- **Problem statement**
Transcribe every line from the top down to the line with "ax.yaxis.set_minor_locator(matplotlib.ticker.MultipleLocator(1))", both ends included, but not the pictures.

- **Records supplied**
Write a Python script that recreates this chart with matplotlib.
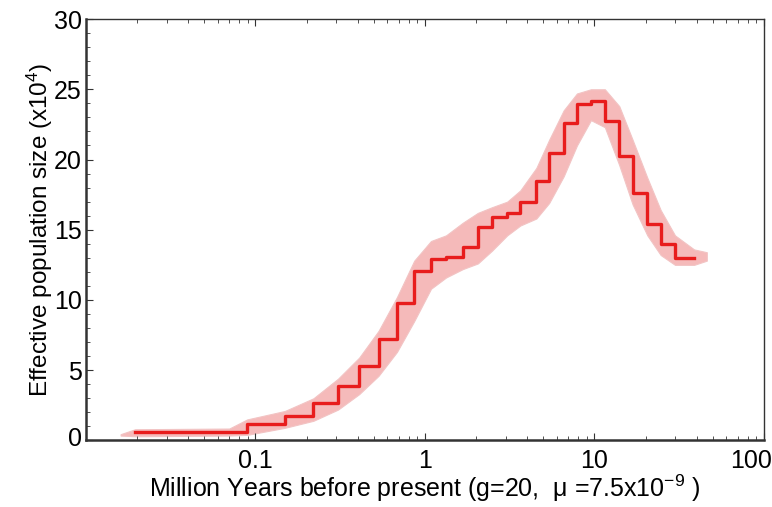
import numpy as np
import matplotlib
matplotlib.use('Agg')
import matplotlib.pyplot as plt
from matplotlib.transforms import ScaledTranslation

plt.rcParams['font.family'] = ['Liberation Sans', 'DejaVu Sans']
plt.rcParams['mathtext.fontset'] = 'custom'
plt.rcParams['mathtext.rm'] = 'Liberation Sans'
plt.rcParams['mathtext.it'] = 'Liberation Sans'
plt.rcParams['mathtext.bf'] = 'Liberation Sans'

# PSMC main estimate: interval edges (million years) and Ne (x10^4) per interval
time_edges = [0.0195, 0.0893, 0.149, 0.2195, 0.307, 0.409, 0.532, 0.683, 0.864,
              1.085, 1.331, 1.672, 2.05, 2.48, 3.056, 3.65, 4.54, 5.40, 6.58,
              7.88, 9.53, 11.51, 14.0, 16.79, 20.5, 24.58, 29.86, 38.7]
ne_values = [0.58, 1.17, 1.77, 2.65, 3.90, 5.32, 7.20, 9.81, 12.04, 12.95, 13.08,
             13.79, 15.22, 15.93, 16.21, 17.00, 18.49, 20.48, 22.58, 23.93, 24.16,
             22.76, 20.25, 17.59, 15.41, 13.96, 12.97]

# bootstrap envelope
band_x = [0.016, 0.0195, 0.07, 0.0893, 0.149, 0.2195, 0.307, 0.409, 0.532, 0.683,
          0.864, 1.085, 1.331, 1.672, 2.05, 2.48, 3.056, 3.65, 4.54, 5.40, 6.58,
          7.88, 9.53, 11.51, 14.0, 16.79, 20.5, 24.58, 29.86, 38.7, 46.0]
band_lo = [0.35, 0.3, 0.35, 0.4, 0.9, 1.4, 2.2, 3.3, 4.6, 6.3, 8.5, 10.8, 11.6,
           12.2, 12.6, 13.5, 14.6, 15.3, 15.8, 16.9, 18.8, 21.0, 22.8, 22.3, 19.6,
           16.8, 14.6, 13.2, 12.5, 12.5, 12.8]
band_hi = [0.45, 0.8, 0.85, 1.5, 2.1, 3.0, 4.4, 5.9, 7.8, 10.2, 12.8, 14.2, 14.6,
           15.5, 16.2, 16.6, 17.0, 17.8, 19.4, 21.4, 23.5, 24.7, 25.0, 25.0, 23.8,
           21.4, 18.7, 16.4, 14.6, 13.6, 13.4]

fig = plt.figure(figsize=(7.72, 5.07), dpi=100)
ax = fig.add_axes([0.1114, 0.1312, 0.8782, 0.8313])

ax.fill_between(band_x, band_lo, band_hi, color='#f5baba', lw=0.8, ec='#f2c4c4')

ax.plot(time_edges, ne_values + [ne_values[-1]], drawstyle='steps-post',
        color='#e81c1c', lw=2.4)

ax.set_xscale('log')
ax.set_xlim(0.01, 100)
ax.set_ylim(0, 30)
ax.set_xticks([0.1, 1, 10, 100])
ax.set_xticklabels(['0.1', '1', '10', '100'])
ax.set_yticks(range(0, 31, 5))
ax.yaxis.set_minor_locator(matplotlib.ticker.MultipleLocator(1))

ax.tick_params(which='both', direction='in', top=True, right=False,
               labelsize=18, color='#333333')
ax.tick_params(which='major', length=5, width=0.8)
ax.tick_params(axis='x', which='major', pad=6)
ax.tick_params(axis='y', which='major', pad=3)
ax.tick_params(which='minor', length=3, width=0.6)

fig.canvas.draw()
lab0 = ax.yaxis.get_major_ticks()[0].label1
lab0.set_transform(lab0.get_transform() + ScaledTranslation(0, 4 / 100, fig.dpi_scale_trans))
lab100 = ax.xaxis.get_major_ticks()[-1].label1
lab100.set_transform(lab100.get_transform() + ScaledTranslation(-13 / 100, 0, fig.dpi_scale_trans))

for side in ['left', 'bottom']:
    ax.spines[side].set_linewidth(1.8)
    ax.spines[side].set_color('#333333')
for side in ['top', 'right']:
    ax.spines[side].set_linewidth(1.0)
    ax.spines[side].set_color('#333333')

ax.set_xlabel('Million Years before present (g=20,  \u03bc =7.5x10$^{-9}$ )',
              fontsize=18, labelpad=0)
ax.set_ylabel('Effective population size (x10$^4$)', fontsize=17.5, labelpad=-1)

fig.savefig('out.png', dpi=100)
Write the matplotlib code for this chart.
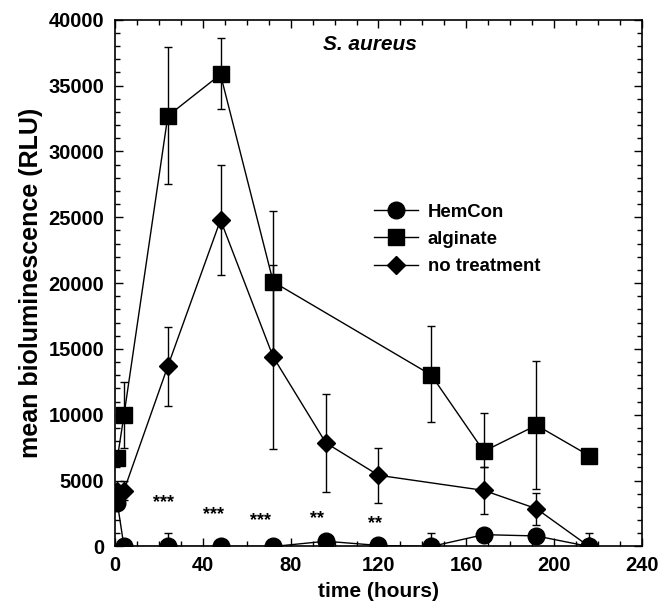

- **Task solution**
Write a Python script that recreates this chart with matplotlib.
import numpy as np
import matplotlib
matplotlib.use('Agg')
import matplotlib.pyplot as plt
from matplotlib.transforms import ScaledTranslation

plt.rcParams['font.family'] = ['Liberation Sans', 'DejaVu Sans']
plt.rcParams['mathtext.fontset'] = 'custom'
plt.rcParams['mathtext.rm'] = 'Liberation Sans'
plt.rcParams['mathtext.it'] = 'Liberation Sans'
plt.rcParams['mathtext.bf'] = 'Liberation Sans'

# PSMC main estimate: interval edges (million years) and Ne (x10^4) per interval
time_edges = [0.0195, 0.0893, 0.149, 0.2195, 0.307, 0.409, 0.532, 0.683, 0.864,
              1.085, 1.331, 1.672, 2.05, 2.48, 3.056, 3.65, 4.54, 5.40, 6.58,
              7.88, 9.53, 11.51, 14.0, 16.79, 20.5, 24.58, 29.86, 38.7]
ne_values = [0.58, 1.17, 1.77, 2.65, 3.90, 5.32, 7.20, 9.81, 12.04, 12.95, 13.08,
             13.79, 15.22, 15.93, 16.21, 17.00, 18.49, 20.48, 22.58, 23.93, 24.16,
             22.76, 20.25, 17.59, 15.41, 13.96, 12.97]

# bootstrap envelope
band_x = [0.016, 0.0195, 0.07, 0.0893, 0.149, 0.2195, 0.307, 0.409, 0.532, 0.683,
          0.864, 1.085, 1.331, 1.672, 2.05, 2.48, 3.056, 3.65, 4.54, 5.40, 6.58,
          7.88, 9.53, 11.51, 14.0, 16.79, 20.5, 24.58, 29.86, 38.7, 46.0]
band_lo = [0.35, 0.3, 0.35, 0.4, 0.9, 1.4, 2.2, 3.3, 4.6, 6.3, 8.5, 10.8, 11.6,
           12.2, 12.6, 13.5, 14.6, 15.3, 15.8, 16.9, 18.8, 21.0, 22.8, 22.3, 19.6,
           16.8, 14.6, 13.2, 12.5, 12.5, 12.8]
band_hi = [0.45, 0.8, 0.85, 1.5, 2.1, 3.0, 4.4, 5.9, 7.8, 10.2, 12.8, 14.2, 14.6,
           15.5, 16.2, 16.6, 17.0, 17.8, 19.4, 21.4, 23.5, 24.7, 25.0, 25.0, 23.8,
           21.4, 18.7, 16.4, 14.6, 13.6, 13.4]

fig = plt.figure(figsize=(7.72, 5.07), dpi=100)
ax = fig.add_axes([0.1114, 0.1312, 0.8782, 0.8313])

ax.fill_between(band_x, band_lo, band_hi, color='#f5baba', lw=0.8, ec='#f2c4c4')

ax.plot(time_edges, ne_values + [ne_values[-1]], drawstyle='steps-post',
        color='#e81c1c', lw=2.4)

ax.set_xscale('log')
ax.set_xlim(0.01, 100)
ax.set_ylim(0, 30)
ax.set_xticks([0.1, 1, 10, 100])
ax.set_xticklabels(['0.1', '1', '10', '100'])
ax.set_yticks(range(0, 31, 5))
ax.yaxis.set_minor_locator(matplotlib.ticker.MultipleLocator(1))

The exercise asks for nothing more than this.